Courts, too, might erase censure. Clinton forces have already floated the argument that impeachment by the outgoing House and removal by the incoming Senate would be unconstitutional. That’s not so different, is it, from arguing that impeachment in one session of Congress and censure in the next is also unconstitutional?
An additional concern that might convince the courts to invalidate censure of the president: Can the Senate ignore punishments clearly specified in the Constitution and manufacture its own? For an impeached president, the Constitution permits removal from office and/or disqualification from future office — while saying not a word about censure or a fine.

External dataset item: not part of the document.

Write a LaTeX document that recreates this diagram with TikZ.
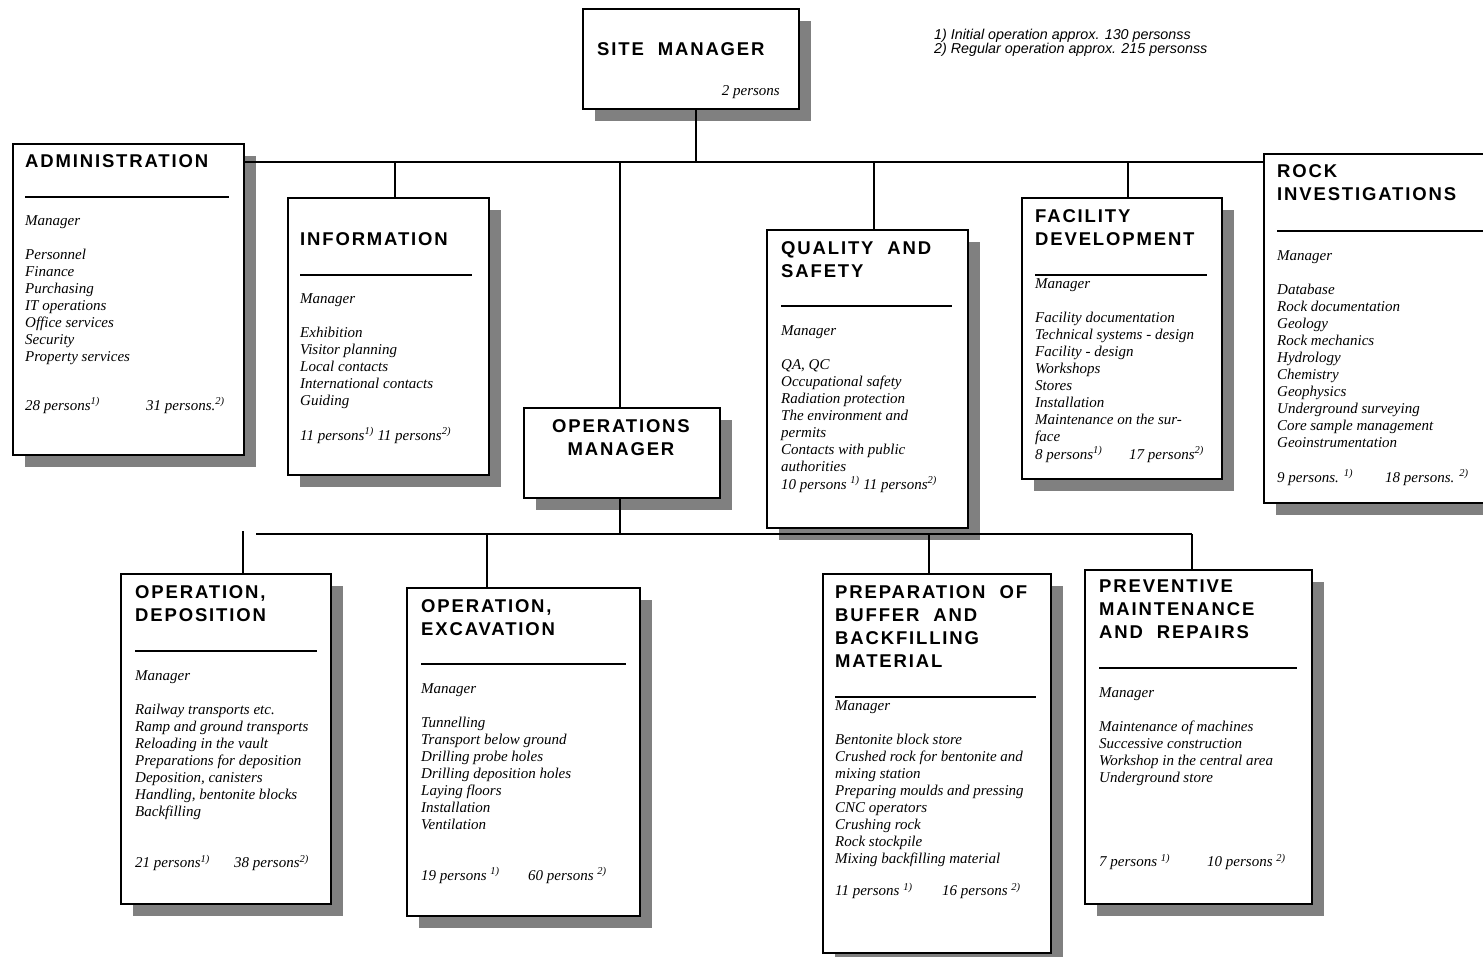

Attempting to head off ouster by the Senate, Clinton enthusiasts have noted that he may be punished by the regular courts once he’s out of office. This option offers virtually no prospect of punishment, although, to be sure, the Constitution provides that even a president removed by the Senate is “subject to indictment, trial, judgment and punishment according to law.” But even if the Senate deal doesn’t ignore this constitutional principle, with Clinton’s immense popularity and mass of angry supporters, there is virtually no chance that any jury would convict him. And if it did, courts just don’t deal harshly with first-time, nonviolent offenders.
Many Clinton supporters would retort that my arguments ignore the fact that impeachment in and of itself is a terrible punishment — a badge of shame that will forever tarnish Clinton and his presidency. But this apparent truism may, in fact, be more misleading than informative. The fact is that Clinton is far more popular than the Republican-dominated House that impeached him. If impeachment brought disgrace to the president, why was he recently found to be the most admired man in the country? Why has his public approval soared with each new revelation, while the Congress has grown increasingly unpopular?
In sum, we are on the verge of “getting this matter behind us” — by letting Clinton walk free and, in the process, establishing the principle that perjury by any president, not just this one, is no big deal.
George C. Kiser, Ph.D. is an associate professor of political science at Illinois State University. Send comments to [email protected]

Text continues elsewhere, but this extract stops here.